# Форум на русском языке  > Новости  > Другие новости  >  Родительский контроль Dr.Web будет блокировать ВКонтакте.ру

## ALEX(XX)

27 января 2010 года

Компания «Доктор Веб» – российский разработчик средств информационной безопасности – сообщает о внесении сайта ВКонтакте.ру в раздел «Порнография» «черного списка» модуля Родительского контроля.

Ограничение доступа к ВКонтакте.ру как к ресурсу, содержащему порнографические материалы, вызвано заботой о пользователях Dr.Web (в первую очередь – о детях). К сожалению, на сегодняшний день администрация сайта, несмотря на его широкую популярность, не несет ответственности за материалы, размещенные пользователями. Согласно пункту 7.5 Пользовательского соглашения социальной сети, «Администрация Сайта не занимается предварительной модерацией или цензурой информации Пользователей и предпринимает действия по защите прав и интересов лиц и обеспечению соблюдения требований законодательства Российской Федерации только после обращения заинтересованного лица к Администрации Сайта в установленном порядке».

Посетители ВКонтакте.ру, в том числе и несовершеннолетние, могут в любой момент столкнуться с нежелательным контентом. Защита детей от материалов, которые могут нанести вред их психике, является важнейшей задачей модуля Родительского контроля Dr.Web.

Обращаем внимание пользователей на тот факт, что сайт ВКонтакте, заблокированный Родительским контролем по списку «Порнография», будет недоступен и в том случае, если доступ к нему разрешен в категории «Социальные сети».

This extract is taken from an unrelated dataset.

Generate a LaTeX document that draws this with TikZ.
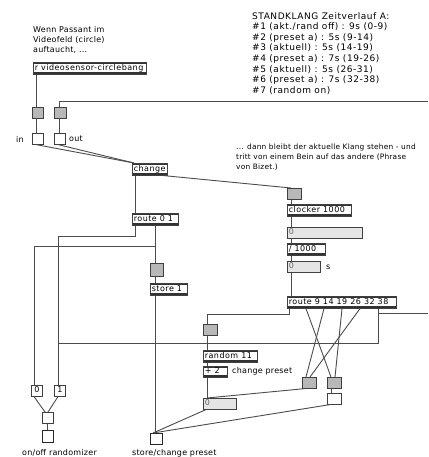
\documentclass[tikz,border=0pt]{standalone}
\usepackage{fontspec}
\newfontfamily\boxfont[LetterSpace=6]{DejaVu Sans}
\newfontfamily\notefont[LetterSpace=3]{DejaVu Sans}
\newfontfamily\widefont[LetterSpace=6]{DejaVu Sans}

\begin{document}
\begin{tikzpicture}[
	x=1pt, y=-1pt,
	box/.style={
		draw=black!75,
		line width=0.6pt,
		anchor=north west,
		inner xsep=1.5pt,
		inner ysep=0pt,
		font=\boxfont\fontsize{8}{9}\selectfont,
		text height=5.8pt,
		text depth=1.6pt,
		minimum height=11pt
	},
	obj box/.style={box, fill=white, minimum height=12pt,
		execute at begin node={\hbox to #1\bgroup},
		execute at end node={\hfil\egroup},
		path picture={
			\fill[black!80] (path picture bounding box.north west) rectangle ([yshift=-2pt]path picture bounding box.north east);
			\fill[black!80] (path picture bounding box.south west) rectangle ([yshift=2pt]path picture bounding box.south east);
		}},
	num box/.style={box, fill=black!10, text=black!60,
		execute at begin node={\hbox to #1\bgroup},
		execute at end node={\hfil\egroup}},
	ui box/.style={box, fill=black!28, minimum width=#1},
	msg box/.style={box, fill=white, minimum width=#1},
	out box/.style={box, fill=white, line width=1.1pt, draw=black!85, minimum width=#1},
	comment/.style={anchor=north west, inner sep=0pt, align=left,
		font=\notefont\fontsize{8}{10}\selectfont},
	cord/.style={draw=black!70, line width=0.9pt}
	]
	
	\useasboundingbox[fill=white] (0,0) rectangle (428,457);
	
	% comments
	\node[comment] (note1) at (33,26)
	{Wenn Passant im\\Videofeld (circle)\\auftaucht, ...};
	\node[comment, font=\widefont\fontsize{9}{10.6}\selectfont] (note2) at (252,12)
	{STANDKLANG Zeitverlauf A:\\
		\#1 (akt./rand off) : 9s (0-9)\\
		\#2 (preset a) : 5s (9-14)\\
		\#3 (aktuell) : 5s (14-19)\\
		\#4 (preset a) : 7s (19-26)\\
		\#5 (aktuell) : 5s (26-31)\\
		\#6 (preset a) : 7s (32-38)\\
		\#7 (random on)};
	\node[comment, font=\notefont\fontsize{7.4}{10}\selectfont] (note3) at (236,144)
	{... dann bleibt der aktuelle Klang stehen - und\\tritt von einem Bein auf das andere (Phrase\\von Bizet.)};
	
	% left column
	\node[obj box=110pt] (recv) at (33,62) {r videosensor-circlebang};
	\node[ui box=11pt] (gA1) at (32,107) {};
	\node[ui box=12pt] (gB1) at (54,107) {};
	\node[msg box=11pt] (gA2) at (32,133) {};
	\node[msg box=11pt] (gB2) at (54,133) {};
	\node[comment, anchor=center] (lblin) at (20,139) {in};
	\node[comment, anchor=west] (lblout) at (69,139) {out};
	\node[obj box=32pt] (change) at (132,163) {change};
	\node[obj box=43pt] (route1) at (132,213) {route 0 1};
	\node[ui box=13pt, minimum height=13pt] (gate3) at (150,263) {};
	\node[obj box=34pt] (store) at (150,283) {store 1};
	
	% clock chain
	\node[ui box=14pt] (bang1) at (287,188) {};
	\node[obj box=61pt] (clocker) at (287,204) {clocker 1000};
	\node[num box=72pt] (num1) at (287,227) {0};
	\node[obj box=35pt] (divide) at (287,243) {/ 1000};
	\node[num box=30pt] (num2) at (287,261) {0};
	\node[comment, anchor=west] (lbls) at (326,267) {s};
	\node[obj box=106pt] (route2) at (287,296) {route 9 14 19 26 32 38};
	
	% preset part
	\node[ui box=14pt] (gate4) at (203,324) {};
	\node[obj box=51pt] (rand) at (203,350) {random 11};
	\node[obj box=21pt, minimum height=11pt] (plus) at (203,366) {+ 2};
	\node[comment, anchor=west] (lblpreset) at (232,371) {change preset};
	\node[num box=30pt] (num3) at (203,398) {0};
	\node[ui box=14pt] (pick1) at (302,377) {};
	\node[ui box=14pt] (pick2) at (327,377) {};
	\node[msg box=14pt] (pick3) at (327,393) {};
	
	% bottom
	\node[msg box=11pt] (zero) at (31,385) {0};
	\node[msg box=11pt] (one) at (54,385) {1};
	\node[msg box=11pt] (merge) at (42,412) {};
	\node[out box=11pt, minimum height=12pt] (sendA) at (42,430) {};
	\node[out box=12pt] (sendB) at (150,433) {};
	\node[comment, anchor=west] (lblrand) at (22,453) {on/off randomizer};
	\node[comment, anchor=west] (lblstore) at (132,453) {store/change preset};
	
	\coordinate (edgeA) at (428,101);
	\coordinate (edgeB) at (428,313);
	
	% cords
	\draw[cord] ([xshift=4pt]gA1.north west |- recv.south) -- ([xshift=4pt]gA1.north west);
	\draw[cord] ([xshift=4pt]gA1.south west) -- ([xshift=4pt]gA2.north west);
	\draw[cord] ([xshift=5pt]gB1.south west) -- ([xshift=5pt]gB2.north west);
	\draw[cord] (edgeA) -| ([xshift=5pt]gB1.north west);
	\draw[cord] ([xshift=4pt]gA2.south west) -- ([xshift=2pt]change.north west);
	\draw[cord] ([xshift=4pt]gB2.south west) -- ([xshift=2pt]change.north west);
	\draw[cord] ([xshift=3pt]change.south west) -- ([xshift=3pt]change.south west |- route1.north);
	\draw[cord] ([xshift=-4pt]change.south east) -- ([xshift=4pt]bang1.north west);
	\draw[cord] ([xshift=4pt]bang1.south west) -- ([xshift=4pt]clocker.north west);
	\draw[cord] ([xshift=4pt]clocker.south west) -- ([xshift=4pt]num1.north west);
	\draw[cord] ([xshift=4pt]num1.south west) -- ([xshift=4pt]divide.north west);
	\draw[cord] ([xshift=4pt]divide.south west) -- ([xshift=4pt]num2.north west);
	\draw[cord] ([xshift=4pt]num2.south west) -- ([xshift=4pt]route2.north west);
	\draw[cord] ([xshift=3pt]route1.south west) -- ++(0,11) -| ([xshift=4pt]one.north west);
	\draw[cord] ([xshift=23pt]route1.south west) -- ++(0,21) -| ([xshift=3pt]zero.north west);
	\draw[cord] ([xshift=5pt]gate3.north west |- route1.south) -- ([xshift=5pt]gate3.north west);
	\draw[cord] ([xshift=5pt]gate3.south west) -- ([xshift=5pt]store.north west);
	\draw[cord] ([xshift=5pt]store.south west) -- ([xshift=5pt]store.south west |- sendB.north);
	\draw[cord] ([xshift=2pt]route2.south west) -- ++(0,6) -| ([xshift=4pt]gate4.north west);
	\draw[cord] ([xshift=4pt]gate4.south west) -- ([xshift=4pt]rand.north west);
	\draw[cord] ([xshift=4pt]rand.south west) -- ([xshift=4pt]plus.north west);
	\draw[cord] ([xshift=4pt]plus.south west) -- ([xshift=4pt]num3.north west);
	\draw[cord] ([xshift=19pt]route2.south west) -- ([xshift=4pt]pick2.north west);
	\draw[cord] ([xshift=37pt]route2.south west) -- ([xshift=4pt]pick1.north west);
	\draw[cord] ([xshift=55pt]route2.south west) -- ([xshift=8pt]pick2.north west);
	\draw[cord] ([xshift=73pt]route2.south west) -- ([xshift=8pt]pick1.north west);
	\draw[cord] ([xshift=91pt]route2.south west) -- ++(0,35) -| ([xshift=4pt]one.north west);
	\draw[cord] ([xshift=91pt]route2.south west) |- (edgeB);
	\draw[cord] ([xshift=3pt]pick1.south west) -- ([xshift=4pt]num3.north west);
	\draw[cord] ([xshift=4pt]pick2.south west) -- ([xshift=4pt]pick3.north west);
	\draw[cord] ([xshift=3pt]pick3.south west) -- ([xshift=3pt]sendB.north west);
	\draw[cord] ([xshift=3pt]num3.south west) -- ([xshift=3pt]sendB.north west);
	\draw[cord] ([xshift=3pt]zero.south west) -- ([xshift=3pt]merge.north west);
	\draw[cord] ([xshift=4pt]one.south west) -- ([xshift=6pt]merge.north west);
	\draw[cord] ([xshift=5pt]merge.south west) -- ([xshift=5pt]sendA.north west);
	
\end{tikzpicture}
\end{document}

Тем не менее, пользователи будут иметь возможность по собственному желанию открыть доступ к ВКонтакте.ру через Родительский контроль. Если вы используете фильтрацию по адресам ресурсов сети Интернет, то для того чтобы разрешить доступ к сайту необходимо, щелкнув правой кнопкой мыши на значок антивирусного агента Dr.Web в системном трее, выбрать пункт Родительский контроль и в открывшемся меню нажать Настройки. Если вы впервые настраиваете права доступа, то вам будет предложено задать пароль и логин. По умолчанию пароль отсутствует. В открывшемся окне необходимо внести адрес сайта ВКонтакте.ру в поле ввода Разрешенные адреса, находящееся слева от значка "+". Введя полное имя ресурса, необходимо последовательно нажать на знак "+" и кнопку Применить. 

www.drweb.com

----------

Надоело быть жертвой? Стань профи по информационной безопасности, получай самую свежую информацию об угрозах и средствах защиты от ведущего российского аналитического центра Anti-Malware.ru:

----------


## Matias

Вопрос такой - модуль родительского контроля Веба включен по умолчанию или пользователь сам должен его включать? Я бы не стал покупать антивирус, который по умолчанию блокирует доступ к любым сайтам. Мое мнение таково - если пользователь захочет заблокировать тот или иной ресурс, ничто не мешает ему это сделать, но принимать решения за пользователя не надо.  Сразу скажу, что не зарегистрирован ни в одной социальной сети, предпочитаю держаться от них подальше, поскольку они требуют предоставления персональных данных.

----------


## pig

По умолчанию выключен.

----------


## Matias

Тогда мера оправдана. Неясно только, почему блокировать решили только Контакт, а сделали возможность выбрать группу "Социальные сети".

----------


## Lexxus

*Matias*, в одноклассниках всякой порнухи меньше в разы.

----------


## SDA

*"Доктор Веб" вылечил "В контакте"*

Один из крупнейших отечественных разработчиков антивирусов "Доктор Веб" ввел ограничения на посещение самой популярной социальной сети в России — "В контакте", внеся ее в категорию порнографических. *Действия компании "Доктор Веб" не нанесут урон пользовательской базе социальной сети.* По оценкам экспертов, продукт Dr. Web Security Space, который позволяет блокировать доступ к "В контакте", используют не более 140 тыс. пользователей.
дальше http://kommersant.ru/doc.aspx?DocsID=1312117

больше похоже на пиар продукта  :Smiley:

----------